Pfizer paid $650 million upfront to partner with Innovent Biologics on 12 early-stage cancer programs, a deal that’s worth up to $10.5 billion when milestones are included. The portfolio covers antibody-drug conjugates with novel differentiated payloads and multi-specific antibodies, all pre-Phase 2.
The Pfizer-Innovent collaboration divides the 12 programs into three tranches. Pfizer takes exclusive global rights to four, ex-China rights to four more, and co-develops the remaining four globally, co-commercializing those with Innovent in the U.S. and Europe. Innovent contributes eight early-stage assets; Pfizer puts in four discovery programs. Innovent runs Phase 1, then Pfizer leads global development.
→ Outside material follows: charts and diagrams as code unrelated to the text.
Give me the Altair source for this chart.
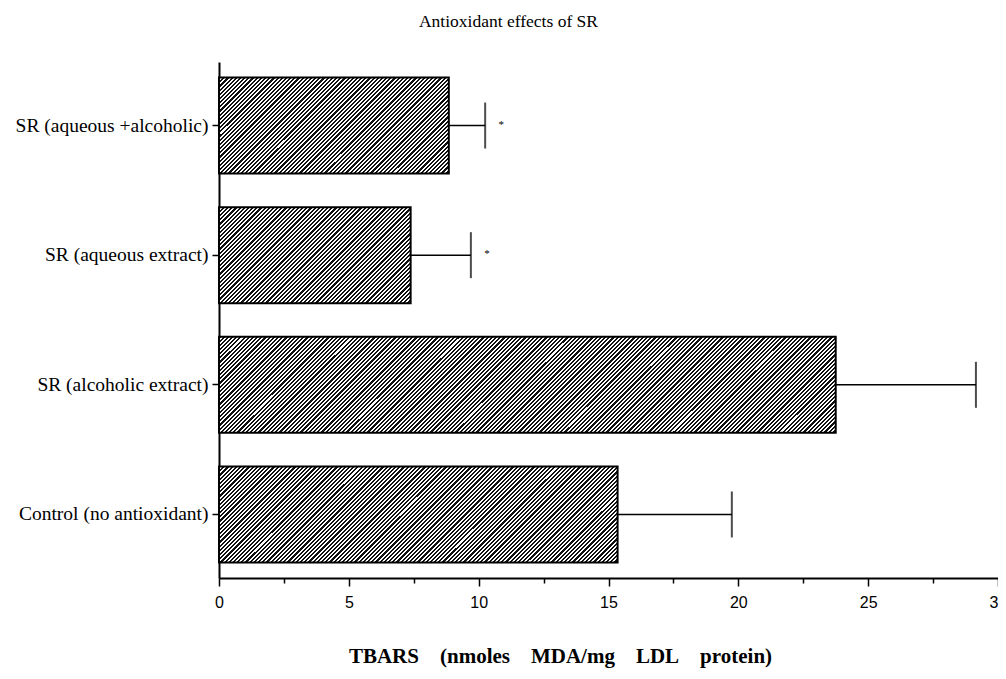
import altair as alt
import pandas as pd

categories = ["SR (aqueous +alcoholic)", "SR (aqueous extract)",
              "SR (alcoholic extract)", "Control (no antioxidant)"]
means = [8.85, 7.38, 23.75, 15.35]
uppers = [10.25, 9.7, 29.15, 19.75]
marks = ["*", "*", "", ""]
x_ticks = [0, 2.5, 5, 7.5, 10, 12.5, 15, 17.5, 20, 22.5, 25, 27.5, 30]

df = pd.DataFrame({"category": categories, "mean": means, "upper": uppers, "mark": marks})

W, H = 779, 516
XMAX = 30
BAR_H = 96
PERIOD = 4.2
DARK = 0.52


def hatch(value):
    w = value * W / XMAX
    h = BAR_H
    L = w + h
    k = L / (w + h * h / w)
    n = int(L / PERIOD) + 1
    stops = []
    for j in range(n):
        a = j / n
        b = (j + DARK) / n
        c = (j + 1) / n
        stops += [{"offset": a, "color": "#111"}, {"offset": b, "color": "#111"},
                  {"offset": b, "color": "#fff"}, {"offset": c, "color": "#fff"}]
    return {"gradient": "linear", "x1": 0, "y1": 0, "x2": k, "y2": k * h / w, "stops": stops}


xscale = alt.Scale(domain=[0, XMAX], nice=False, zero=True)
yscale = alt.Scale(domain=categories, paddingInner=0.26, paddingOuter=0.12)

sp = "\u00a0" * 4
xaxis = alt.Axis(
    values=x_ticks, labelExpr="datum.value % 5 === 0 ? datum.label : ''",
    grid=False, domainColor="black", domainWidth=2, tickColor="black", tickWidth=1.5,
    tickSize={"condition": {"test": "datum.value % 5 === 0", "value": 8}, "value": 5},
    labelFont="Liberation Sans", labelFontSize=16, labelColor="black", labelPadding=8,
    labelFlush=False,
    title=f"TBARS{sp}(nmoles{sp}MDA/mg{sp}LDL{sp}protein)",
    titleFont="Liberation Serif", titleFontSize=21, titleFontWeight="bold", titleColor="black",
    titleX=341, titleY=78, titleAlign="center", titleBaseline="middle", titleAnchor="start",
)
yaxis = alt.Axis(
    title=None, domainColor="black", domainWidth=2, tickColor="black", tickWidth=1.5,
    tickSize=7, labelFont="Liberation Serif", labelFontSize=19.5, labelColor="black",
    labelPadding=4, labelLimit=400,
)

base = alt.Chart(df)

bars = []
for cat, m in zip(categories, means):
    bars.append(
        base.transform_filter(alt.datum.category == cat)
        .mark_bar(fill=hatch(m), stroke="black", strokeWidth=2)
        .encode(x=alt.X("mean:Q", scale=xscale, axis=xaxis),
                y=alt.Y("category:N", scale=yscale, axis=yaxis, sort=categories))
    )

err = base.mark_rule(color="black", strokeWidth=1.5).encode(
    x="mean:Q", x2="upper:Q", y=alt.Y("category:N", sort=categories))
cap = base.mark_tick(color="black", thickness=2, size=46, orient="vertical").encode(
    x="upper:Q", y=alt.Y("category:N", sort=categories))
star = base.mark_text(color="black", fontSize=11, dx=16, dy=-1, font="Liberation Serif").encode(
    x="upper:Q", y=alt.Y("category:N", sort=categories), text="mark:N")

chart = alt.layer(*bars, err, cap, star).properties(
    width=W, height=H,
    title=alt.TitleParams("Antioxidant effects of SR", font="Liberation Serif", fontSize=17.5,
                          fontWeight="normal", color="black", offset=32, dx=-100, anchor="middle"),
    autosize=alt.AutoSizeParams(type="none"),
    padding={"left": 211, "top": 54, "right": 0, "bottom": 92},
).configure(background="white").configure_view(stroke=None)

chart.save("out.html", embed_options={"renderer": "svg", "actions": False})
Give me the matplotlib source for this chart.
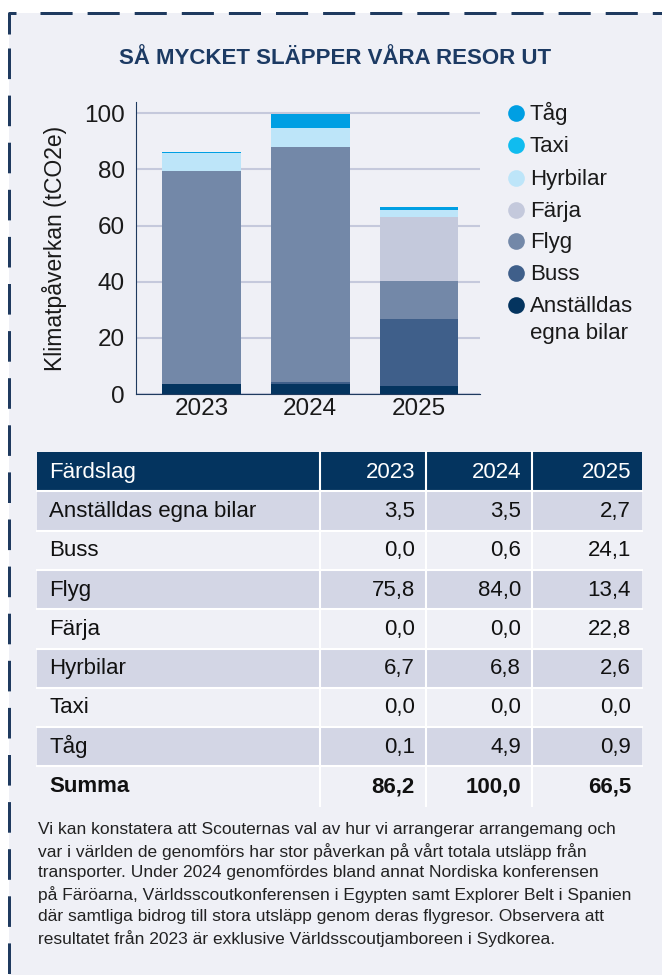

Two weeks earlier, the BMS-Hengrui deal ran to $600 million upfront and up to $15.2 billion total across 13 programs. BMS contributes discovery assets and relies on Hengrui for Phase 1 speed. Two big Western oncology players have followed the same playbook inside two weeks.
What does Pfizer actually get for $650 million down? Access to China’s development system, which CEO Albert Bourla said at a TD Cowen event in March operates at “half the cost, three times the speed” of Western counterparts. He also flagged China’s “meteoric ascent” as one of two forces reshaping the industry. Every program is pre-Phase 2, and Pfizer’s paying to borrow a faster clock.
For Innovent, co-commercializing four programs in the U.S. and Europe is its stated five-year ambition made real.